‘Is this Punch and Judy?’

The five words I dread hearing as I finish my set up, tired yet expectant for the performance day ahead.  I dread it for a number of reasons.  Firstly I hate Punch and Judy.  I dislike the story, the characters, the voices and the ghastly caricatured face of the traditional Punch.  There has only ever been one Punch Professor (for so they are called) whose work I admired and he emigrated to Australia years ago.  His puppets were tiny art works.  They changed, metamorphasised from one strange being to another.  The judge I remember gave birth, Alien-style to a grinning mini-Margaret Thatcher (it was the nineteen-eighties).  And he didn’t condone the violence. Anyway he emigrated and there has not been another Punch Professor to come anywhere near his artistry or humour.

I don’t feel the same about all puppets.  This year at Wallingford BunkFest, the wonderful walking puppet booth and beautifully-created puppets of Piggery Jokery presented their charming and engaging show in front of my stage and the children (and many of the adults) were transfixed and delighted. I was too.

The traditional Punch story though is awful.  The condoning of domestic violence on that scale, in miniature, even in jest, just isn’t funny.  There are too many women (and men) who are and have been victims for it to be anything other than an archaic anachronistic anathema.  I don’t agree with presenting it to children in any form.  It is exactly the same as my feeling about plastic guns, also often given to children as prizes at open-air events.  There are far too many real guns in the world and normalising them in the hands of our children is appalling.

I know I stand the chance of being told to lighten up, it’s only a joke, it’s not meant to be taken seriously. They’re not real guns. They’re only puppets. I say tell that to the victims whose lives have been, and continue to be ruined by a violent partner or parent or family member.  Tell that to the parents of dead children in wars across the world. I’m sorry, there is no excuse for domestic (or any) abuse and I don’t want to be expected to laugh at it just because it’s dressed up in carnival colours in a miniature theatre on an event field.  Or accept and smile at a child who fires his plastic gun in my face.
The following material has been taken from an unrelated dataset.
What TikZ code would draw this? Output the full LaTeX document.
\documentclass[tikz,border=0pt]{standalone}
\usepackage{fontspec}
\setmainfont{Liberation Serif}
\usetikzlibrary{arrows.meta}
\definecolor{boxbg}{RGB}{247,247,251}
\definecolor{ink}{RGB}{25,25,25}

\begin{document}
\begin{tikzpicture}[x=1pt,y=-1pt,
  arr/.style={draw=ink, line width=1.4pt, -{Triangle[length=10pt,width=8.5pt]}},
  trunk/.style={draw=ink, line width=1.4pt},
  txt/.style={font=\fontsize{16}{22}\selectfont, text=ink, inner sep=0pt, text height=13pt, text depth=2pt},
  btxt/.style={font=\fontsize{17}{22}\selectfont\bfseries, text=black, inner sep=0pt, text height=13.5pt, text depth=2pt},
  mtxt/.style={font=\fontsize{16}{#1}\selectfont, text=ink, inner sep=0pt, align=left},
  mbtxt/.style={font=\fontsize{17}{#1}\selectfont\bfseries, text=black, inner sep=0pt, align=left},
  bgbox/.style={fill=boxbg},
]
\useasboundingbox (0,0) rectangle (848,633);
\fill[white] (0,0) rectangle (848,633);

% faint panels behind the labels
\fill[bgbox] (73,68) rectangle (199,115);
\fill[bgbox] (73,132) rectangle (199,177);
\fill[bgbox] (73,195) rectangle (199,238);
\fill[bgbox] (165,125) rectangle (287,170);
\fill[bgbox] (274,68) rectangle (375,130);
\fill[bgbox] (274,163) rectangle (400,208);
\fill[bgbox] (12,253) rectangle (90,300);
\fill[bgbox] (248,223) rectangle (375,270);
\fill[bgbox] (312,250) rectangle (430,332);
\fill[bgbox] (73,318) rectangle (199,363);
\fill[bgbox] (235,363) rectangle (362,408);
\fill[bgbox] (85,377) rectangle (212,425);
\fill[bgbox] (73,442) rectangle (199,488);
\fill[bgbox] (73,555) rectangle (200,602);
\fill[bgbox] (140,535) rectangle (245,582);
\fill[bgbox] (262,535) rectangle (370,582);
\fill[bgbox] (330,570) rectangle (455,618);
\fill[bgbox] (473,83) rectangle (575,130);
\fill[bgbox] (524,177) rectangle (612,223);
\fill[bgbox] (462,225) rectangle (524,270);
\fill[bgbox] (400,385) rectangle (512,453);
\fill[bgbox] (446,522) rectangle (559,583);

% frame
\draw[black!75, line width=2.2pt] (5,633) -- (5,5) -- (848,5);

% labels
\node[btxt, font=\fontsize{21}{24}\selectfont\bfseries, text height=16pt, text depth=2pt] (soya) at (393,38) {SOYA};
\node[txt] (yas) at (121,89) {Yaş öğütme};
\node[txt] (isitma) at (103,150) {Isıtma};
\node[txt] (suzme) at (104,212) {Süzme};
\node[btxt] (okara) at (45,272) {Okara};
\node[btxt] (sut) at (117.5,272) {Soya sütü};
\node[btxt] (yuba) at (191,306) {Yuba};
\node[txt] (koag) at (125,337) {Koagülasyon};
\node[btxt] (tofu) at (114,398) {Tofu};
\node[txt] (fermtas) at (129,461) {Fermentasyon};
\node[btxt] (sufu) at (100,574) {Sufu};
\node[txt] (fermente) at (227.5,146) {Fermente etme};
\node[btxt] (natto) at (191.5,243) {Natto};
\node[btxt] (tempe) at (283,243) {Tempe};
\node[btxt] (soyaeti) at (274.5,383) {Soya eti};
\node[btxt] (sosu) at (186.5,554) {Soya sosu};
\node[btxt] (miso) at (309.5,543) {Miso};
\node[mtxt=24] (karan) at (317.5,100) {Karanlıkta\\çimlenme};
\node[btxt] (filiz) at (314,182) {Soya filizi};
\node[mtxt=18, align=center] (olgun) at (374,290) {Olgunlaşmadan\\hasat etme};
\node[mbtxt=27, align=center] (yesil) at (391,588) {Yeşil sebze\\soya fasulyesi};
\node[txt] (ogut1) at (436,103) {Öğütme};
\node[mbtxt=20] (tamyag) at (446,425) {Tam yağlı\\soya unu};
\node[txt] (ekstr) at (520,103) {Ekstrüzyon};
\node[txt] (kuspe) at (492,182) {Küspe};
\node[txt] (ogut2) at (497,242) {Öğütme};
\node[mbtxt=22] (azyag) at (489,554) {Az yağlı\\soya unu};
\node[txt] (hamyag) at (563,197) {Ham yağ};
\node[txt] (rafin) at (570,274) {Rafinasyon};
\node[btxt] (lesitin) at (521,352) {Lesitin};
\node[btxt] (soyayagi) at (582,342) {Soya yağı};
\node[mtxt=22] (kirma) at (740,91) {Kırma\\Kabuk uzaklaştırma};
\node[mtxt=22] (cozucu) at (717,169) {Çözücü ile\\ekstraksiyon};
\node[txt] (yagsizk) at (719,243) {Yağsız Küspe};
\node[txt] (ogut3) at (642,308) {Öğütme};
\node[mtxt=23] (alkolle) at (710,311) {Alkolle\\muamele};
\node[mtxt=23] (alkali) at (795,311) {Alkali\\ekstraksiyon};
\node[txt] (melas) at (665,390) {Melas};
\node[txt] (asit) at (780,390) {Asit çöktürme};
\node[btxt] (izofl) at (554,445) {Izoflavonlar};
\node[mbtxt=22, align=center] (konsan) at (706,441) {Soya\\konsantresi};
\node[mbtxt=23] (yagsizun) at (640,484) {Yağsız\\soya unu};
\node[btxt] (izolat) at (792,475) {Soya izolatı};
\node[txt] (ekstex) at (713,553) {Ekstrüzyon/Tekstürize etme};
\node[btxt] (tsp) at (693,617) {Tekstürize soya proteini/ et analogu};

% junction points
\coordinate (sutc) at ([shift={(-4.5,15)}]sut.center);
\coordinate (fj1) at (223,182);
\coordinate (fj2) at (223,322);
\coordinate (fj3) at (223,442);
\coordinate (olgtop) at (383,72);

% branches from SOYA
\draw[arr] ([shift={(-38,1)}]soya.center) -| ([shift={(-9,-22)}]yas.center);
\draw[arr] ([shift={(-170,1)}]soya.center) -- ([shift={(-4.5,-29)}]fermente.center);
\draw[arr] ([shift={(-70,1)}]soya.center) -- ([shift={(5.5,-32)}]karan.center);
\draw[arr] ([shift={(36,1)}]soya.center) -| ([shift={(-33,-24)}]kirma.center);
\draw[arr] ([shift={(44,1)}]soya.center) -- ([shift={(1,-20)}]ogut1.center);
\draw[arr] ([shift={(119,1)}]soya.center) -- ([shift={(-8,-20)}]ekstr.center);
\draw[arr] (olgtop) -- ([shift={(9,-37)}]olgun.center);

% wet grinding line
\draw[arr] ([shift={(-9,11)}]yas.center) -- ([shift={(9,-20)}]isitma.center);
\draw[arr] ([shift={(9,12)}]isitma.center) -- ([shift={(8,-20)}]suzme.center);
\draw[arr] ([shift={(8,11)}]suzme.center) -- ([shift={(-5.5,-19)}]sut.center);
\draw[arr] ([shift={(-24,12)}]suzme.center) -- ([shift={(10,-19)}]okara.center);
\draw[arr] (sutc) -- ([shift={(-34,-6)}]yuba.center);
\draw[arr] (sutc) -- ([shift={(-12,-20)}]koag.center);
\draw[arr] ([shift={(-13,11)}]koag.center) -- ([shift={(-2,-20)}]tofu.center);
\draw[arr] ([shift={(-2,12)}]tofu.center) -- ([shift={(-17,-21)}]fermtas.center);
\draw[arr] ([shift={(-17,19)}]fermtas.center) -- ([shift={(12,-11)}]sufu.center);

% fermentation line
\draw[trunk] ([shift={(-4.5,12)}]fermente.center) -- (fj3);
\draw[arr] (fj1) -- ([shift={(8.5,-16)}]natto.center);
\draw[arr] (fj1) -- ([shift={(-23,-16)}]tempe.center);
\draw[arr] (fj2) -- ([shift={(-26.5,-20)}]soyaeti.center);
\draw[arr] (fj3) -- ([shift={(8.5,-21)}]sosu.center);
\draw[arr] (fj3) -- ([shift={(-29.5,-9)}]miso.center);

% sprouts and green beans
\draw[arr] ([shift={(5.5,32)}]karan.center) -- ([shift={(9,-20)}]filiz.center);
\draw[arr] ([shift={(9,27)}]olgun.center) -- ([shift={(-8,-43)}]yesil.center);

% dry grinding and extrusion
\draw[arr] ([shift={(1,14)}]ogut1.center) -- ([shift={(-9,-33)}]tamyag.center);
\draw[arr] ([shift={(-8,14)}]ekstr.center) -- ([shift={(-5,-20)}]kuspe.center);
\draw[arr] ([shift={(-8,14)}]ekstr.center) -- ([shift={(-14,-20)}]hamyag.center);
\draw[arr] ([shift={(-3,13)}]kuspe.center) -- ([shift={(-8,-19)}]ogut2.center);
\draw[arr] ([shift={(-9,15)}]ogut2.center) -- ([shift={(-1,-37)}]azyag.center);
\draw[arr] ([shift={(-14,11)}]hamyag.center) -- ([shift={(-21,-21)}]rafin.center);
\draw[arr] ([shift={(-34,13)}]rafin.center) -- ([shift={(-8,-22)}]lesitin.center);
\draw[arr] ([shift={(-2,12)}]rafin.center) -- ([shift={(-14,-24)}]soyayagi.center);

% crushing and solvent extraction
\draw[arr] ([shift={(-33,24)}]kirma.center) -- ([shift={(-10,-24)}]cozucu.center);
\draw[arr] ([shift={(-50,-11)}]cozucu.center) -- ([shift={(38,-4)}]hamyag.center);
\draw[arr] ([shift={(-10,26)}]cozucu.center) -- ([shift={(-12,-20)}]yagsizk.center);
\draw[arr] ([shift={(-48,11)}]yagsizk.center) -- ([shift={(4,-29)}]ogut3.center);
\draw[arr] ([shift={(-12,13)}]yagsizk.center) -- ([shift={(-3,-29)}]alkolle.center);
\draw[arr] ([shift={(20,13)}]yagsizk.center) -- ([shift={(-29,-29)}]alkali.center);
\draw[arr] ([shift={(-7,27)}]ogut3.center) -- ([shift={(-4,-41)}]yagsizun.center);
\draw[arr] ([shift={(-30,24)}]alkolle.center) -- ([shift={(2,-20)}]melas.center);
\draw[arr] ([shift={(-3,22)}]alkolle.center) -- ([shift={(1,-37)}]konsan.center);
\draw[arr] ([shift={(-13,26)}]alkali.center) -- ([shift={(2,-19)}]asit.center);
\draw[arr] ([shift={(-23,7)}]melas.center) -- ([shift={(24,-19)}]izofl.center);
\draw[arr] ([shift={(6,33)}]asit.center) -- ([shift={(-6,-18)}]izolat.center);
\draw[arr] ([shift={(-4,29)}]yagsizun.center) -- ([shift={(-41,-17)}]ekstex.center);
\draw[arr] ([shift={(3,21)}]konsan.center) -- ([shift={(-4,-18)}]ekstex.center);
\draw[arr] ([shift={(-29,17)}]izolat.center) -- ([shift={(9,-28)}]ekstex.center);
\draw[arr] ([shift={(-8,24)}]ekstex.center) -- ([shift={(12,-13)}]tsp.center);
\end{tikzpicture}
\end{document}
I also think that anyone looking at my theatre stage and imagining puppets materialising from it must need their eyes testing.  It’s too big to be a puppet theatre.  Surely it’s obvious?  I do try not to be frustrated by the simple fact that anyone asking that question has probably never been to a theatre, and that therefore their only experience of anything vaguely along similar lines has been a Punch and Judy booth at an event somewhere.

‘Is this Punch and Judy?’  Today, setting up once again after a sad two year absence at the wonderful Queen’s Park Day in Kilburn.  I gave my usual reply, “Do I look like a man who beats his wife and throws the baby down the stairs?’  I think this reply is quite clever.  Too clever really and I wont use it again because of what happened next.  The guy looked puzzled and repeated his question. ‘Is this Punch and Judy?’ Of course I repeated my answer and this time he looked a little put out, looked at me as though I was mad and said ‘What’s that got to do with Punch and Judy?’

I have spent some time wondering what went through his head when I replied to his question with my question.  I think, after much thought, he had probably had heard the phrase ‘Punch and Judy’ without knowing what it was or what the story was about.  Oh dear. Anyway I wont use that reply again.  It was too clever and too patronising.  If people have never been to the theatre then they do not deserve to be mocked by me.  I shall just smile and patiently say ‘No it’s a magic show, I’m sure you’ll enjoy it.’  And I will not come over as a grumpy pompous old git, too clever by half!